The matter of the emperor’s clocks was only one example of Western technology and science aiding Ricci’s reputation with the court. In 1602, he published a huge—36 feet wide—version of the world map he had made while living in Zhaoqing. Shocking though it was to Chinese assumptions about the shape of the world and the size of China, even the Wanli emperor displayed a copy in his quarters. (In January 2010, the University of Minnesota’s library bought one of five surviving examples of this great map for $1,000,000.)
Not only was Ricci well-versed in the “natural philosophy” of his era, he deeply appreciated the complementary roles of faith and reason. Ricci’s college studies with Christoph Clavius, the Jesuit who devised the Gregorian calendar, had covered mathematics, astronomy, optics, geography, and the use of scientific instruments. Such knowledge was applied in the same spirit by his Jesuit successors in Peking who brought the telescope, constructed a globe, and corrected the Chinese calendar, among other accomplishments.

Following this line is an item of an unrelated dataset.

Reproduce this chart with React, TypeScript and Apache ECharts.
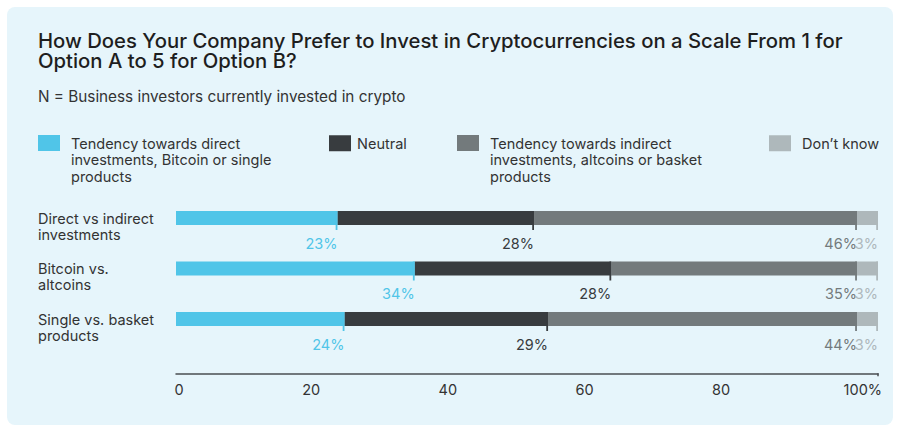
import React, { useEffect, useRef } from 'react';
import * as echarts from 'echarts';

const titleText =
  'How Does Your Company Prefer to Invest in Cryptocurrencies on a Scale From 1 for\nOption A to 5 for Option B?';
const subtitleText = 'N = Business investors currently invested in crypto';

const categories = [
  'Direct vs indirect\ninvestments',
  'Bitcoin vs.\naltcoins',
  'Single vs. basket\nproducts',
];

const seriesNames = [
  'Tendency towards direct investments, Bitcoin or single products',
  'Neutral',
  'Tendency towards indirect investments, altcoins or basket products',
  'Don’t know',
];
const legendLabels = [
  'Tendency towards direct\ninvestments, Bitcoin or single\nproducts',
  'Neutral',
  'Tendency towards indirect\ninvestments, altcoins or basket\nproducts',
  'Don’t know',
];

const direct = [23, 34, 24];
const neutral = [28, 28, 29];
const indirect = [46, 35, 44];
const dontKnow = [3, 3, 3];

const xMin = 0;
const xMax = 100;
const xStep = 20;

const colors = ['#50c5e8', '#383c3f', '#737a7c', '#aeb8bb'];
const FONT = 'Inter';

export default function App() {
  const ref = useRef<HTMLDivElement>(null);

  useEffect(() => {
    document.body.style.margin = '0';
    const chart = echarts.init(ref.current!, null, { renderer: 'svg' });
    const values = [direct, neutral, indirect, dontKnow];
    const cumulative = values.map((_, s) =>
      categories.map((__, i) => values.slice(0, s + 1).reduce((a, arr) => a + arr[i], 0))
    );

    const legendLefts = [38, 329, 457, 769];
    const legends = seriesNames.map((name, i) => {
      const multi = legendLabels[i].includes('\n');
      return {
        data: [name],
        left: legendLefts[i],
        top: multi ? 101.75 : 135,
        padding: 0,
        itemWidth: 22,
        itemHeight: 16,
        icon: 'rect',
        selectedMode: false,
        formatter: () => (multi ? '\n\n' + legendLabels[i] : legendLabels[i]),
        textStyle: {
          fontFamily: FONT,
          fontSize: 14.5,
          lineHeight: 16.5,
          color: '#333',
          padding: [0, 0, 0, i === 1 ? 1 : 6],
        },
      };
    });

    const barSeries = values.map((data, s) => ({
      type: 'bar',
      name: seriesNames[s],
      stack: 'total',
      data,
      barWidth: 14,
      xAxisIndex: 0,
      yAxisIndex: 0,
      itemStyle: { color: colors[s] },
      label: {
        show: true,
        position: ['100%', 32],
        align: 'right',
        verticalAlign: 'middle',
        formatter: '{c}%',
        color: colors[s],
        fontFamily: FONT,
        fontSize: 14.5,
      },
    }));

    const tickSeries = cumulative.map((cum, s) => ({
      type: 'custom',
      name: 'tick' + s,
      data: cum.map((v, i) => [v, i]),
      silent: true,
      z: 5,
      xAxisIndex: 0,
      yAxisIndex: 0,
      renderItem: (_params: any, api: any) => {
        const p = api.coord([api.value(0), api.value(1)]);
        return {
          type: 'rect',
          shape: { x: p[0] - 1.8, y: p[1] - 7, width: 1.8, height: 19 },
          style: { fill: colors[s] },
        };
      },
    }));

    chart.setOption({
      animation: false,
      backgroundColor: 'transparent',
      textStyle: { fontFamily: FONT },
      graphic: [
        {
          type: 'rect',
          shape: { x: 7, y: 7, width: 886, height: 418, r: 8 },
          style: { fill: '#e6f5fb' },
          z: -10,
        },
      ],
      title: [
        {
          text: titleText,
          left: 38,
          top: 30,
          padding: 0,
          textStyle: {
            fontFamily: FONT,
            fontSize: 20.3,
            fontWeight: 500,
            lineHeight: 20.4,
            color: '#1e1e1e',
          },
        },
        {
          text: subtitleText,
          left: 38,
          top: 87.5,
          padding: 0,
          textStyle: {
            fontFamily: FONT,
            fontSize: 15.3,
            fontWeight: 400,
            lineHeight: 17,
            color: '#333',
          },
        },
      ],
      legend: legends,
      grid: [
        { left: 176, right: 21, top: 192.75, bottom: 82.75, containLabel: false },
        { left: 174.5, right: 41.2, top: 192.75, bottom: 82.75, containLabel: false },
      ],
      xAxis: [
        {
          type: 'value',
          gridIndex: 0,
          min: xMin,
          max: xMax,
          interval: xStep,
          position: 'bottom',
          offset: 29,
          axisLine: { show: true, lineStyle: { color: '#4a4e52', width: 1.5 } },
          axisTick: {
            show: true,
            customValues: [xMax],
            length: 3,
            lineStyle: { color: '#4a4e52', width: 1.5 },
          },
          axisLabel: { show: false },
          splitLine: { show: false },
        },
        {
          type: 'value',
          gridIndex: 1,
          min: xMin,
          max: xMax,
          interval: xStep,
          position: 'bottom',
          offset: 29,
          axisLine: { show: false },
          axisTick: { show: false },
          splitLine: { show: false },
          axisLabel: {
            alignMinLabel: 'left',
            formatter: (v: number) => (v === xMax ? '{last|' + v + '%}' : String(v)),
            color: '#333',
            fontFamily: FONT,
            fontSize: 14.5,
            margin: 9,
            rich: {
              last: {
                color: '#333',
                fontFamily: FONT,
                fontSize: 14.5,
                padding: [0, 0, 0, 10],
              },
            },
          },
        },
      ],
      yAxis: [
        {
          type: 'category',
          gridIndex: 0,
          inverse: true,
          data: categories,
          axisLine: { show: false },
          axisTick: { show: false },
          axisLabel: {
            align: 'left',
            margin: 138,
            formatter: (v: string) => '\n' + v,
            fontFamily: FONT,
            fontSize: 14.5,
            lineHeight: 16,
            color: '#333',
          },
        },
        {
          type: 'category',
          gridIndex: 1,
          inverse: true,
          data: categories,
          show: false,
        },
      ],
      series: [...barSeries, ...tickSeries],
    });

    return () => chart.dispose();
  }, []);

  return <div ref={ref} style={{ width: 899, height: 427, background: '#fff' }} />;
}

In 1603, Ricci published his key work, The True Meaning of the Lord of Heaven (Tianzhu shiyi). This pre-evangelization dialogue invites readers to escape the prison of a merely natural existence to find lasting joy in God. (Well over a century later, this book came into the hands of a Korean and sparked the first Catholic evangelization of his country.)
Ricci became a minor celebrity at Peking. He was in constant demand at elite dinner parties and candidates taking the imperial examinations flocked to meet him. After a visiting Chinese Jew mistook Ricci for a fellow Jew, he was invited to become the rabbi of a synagogue in Kaifeng. The Wanli emperor may have considered Ricci an exotic pet. The Wise Man from the West simply wore out in his silken harness. He died of a fever on May 11, 1610. His tomb and those of other pioneer Jesuits still survive undamaged in Bejing.
Alas, Ricci’s accommodations with Confucian culture alarmed later missionaries who were hostile to the Jesuits. They claimed he promoted “idolatrous” Chinese rites, a complicated matter debated in Rome for years, until in 1704 Pope Clement XI condemned reverence for Confucius and one’s ancestors. He reconfirmed his decision in 1715. The formerly tolerant Kangxi emperor banned Christian missions in 1721. His successor exiled most of the Jesuits in Peking. Catholic evangelization in China was hampered until Pius XII relaxed the former policy in 1939 to permit civic and familial honors.
Nevertheless, posthumous honors have continued for Ricci. A Jesuit colleague who had worked in Japan praised him for doing “more with his death than with his life.” Peking Buddhists revered him as the bodhisattva (“saint”) Li Madou pusa. Ricci and Marco Polo are the only Westerners depicted in the Millennium Building in Beijing. On January 24, 2010, beatification proceedings reopened for Ricci in his home diocese of Macerata-Tolentino.
Matteo Ricci wrote, “This life is for us but a journey, we are not here forever, nor does our final goal lie here below.” Li Madou’s own path to heaven went by way of Peking. Ten million Chinese Catholics now follow in his wake.